'Crypto-Fascist Hollywood?' Who could have guessed?
I read this drivel from Rick Moody at the Guardian and it took me about 5 minutes to physically lift my jaw from the floor.
Did you know that Hollywood is a bastion of right wing propaganda?
A sturdy corollary emerges in the wake of the graphic artist Frank Miller's recent diatribe against the Occupy Wall Street movement ("A pack of louts, thieves, and rapists ... Wake up, pond scum, America is at war against a ruthless enemy"), available for perusal at frankmillerink.com). That corollary, of which we should be reminded from time to time, is this: popular entertainment from Hollywood is - to greater or lesser extent - propaganda. And Miller has his part in that, thanks to films such as 300 and Sin City.
Perhaps you have had this thought before. Perhaps you have had it often. I can remember politics dawning on me while watching a Steven Seagal vehicle, Under Siege, in 1992. I was in my early 30s. The film was without redeeming merit - there's no other way to put it - and it was about a "ruthless enemy" and the reimposition of the American social order through violence and rugged individualism. Why had I paid hard-earned money for it? Good question. Before Under Siege, I had a tendency to think action films were funny. I had a sort of Brechtian relationship to their awfulness. And I was amused when films themselves recognised the level to which they stooped, as Under Siege assuredly did.
But wait. Did you know that the film "Gladiator" is an "allegory" for the candidacy of (wait for it) George Bush?
Or what about the expensive and aesthetically pretentious Gladiator (2000), which I still contend is an allegory about George W Bush's candidacy for president, despite the fact that director and principal actor were not US citizens. Is it possible to think of a film such as Gladiator outside of its political subtext? Are Ridley Scott's falling petals, which he seems to like so much that he puts them in his films over and over again, anything more than a way to gussy up the triumph of oligarchy, corporate capital and globalisation?
Note to Mr.

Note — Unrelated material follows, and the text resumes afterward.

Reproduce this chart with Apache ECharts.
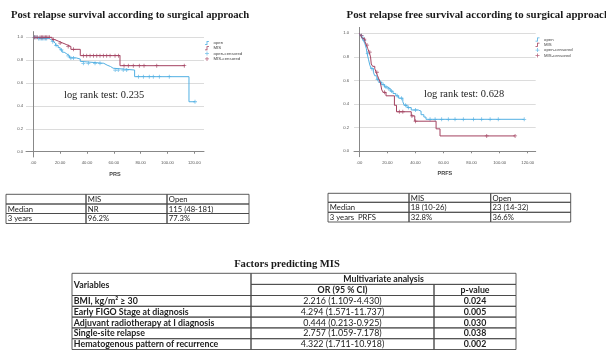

Moody: When you actually admit that "the fact that director and principal actor were not US citizens" while trying to posit an allegory relating to something American, it either denotes massive personal confusion or a towering disconnect with reality. In your case, I'll settle for simple minded idiocy - it explains things a lot better.
The entire raison d'etre of action films is the triumph of order over chaos. Unless you're on the side of chaos, this is generally an emotionally satisfying experience for the audience. Mr. Moody doesn't mention it, but a slew of Hollywood movies have made the CIA or the American government the bad guys - agents of chaos - and their defeat at the hands of super heroes or Bruce Willis type everymans a confirmation that order has little to do with politics and everything to do with the survival of civilization. Liberals may have despised Jack Bauer's methods, but the "24" hero was cheered on by both sides for his determination to defeat those who would destroy us.
Perhaps Moody would like to see the forces of chaos triumph. I doubt it. Moody is just throwing crap against the wall to see what will stick. Juvenile in the way it will get him attention, but as film or cultural criticism, it lays an egg.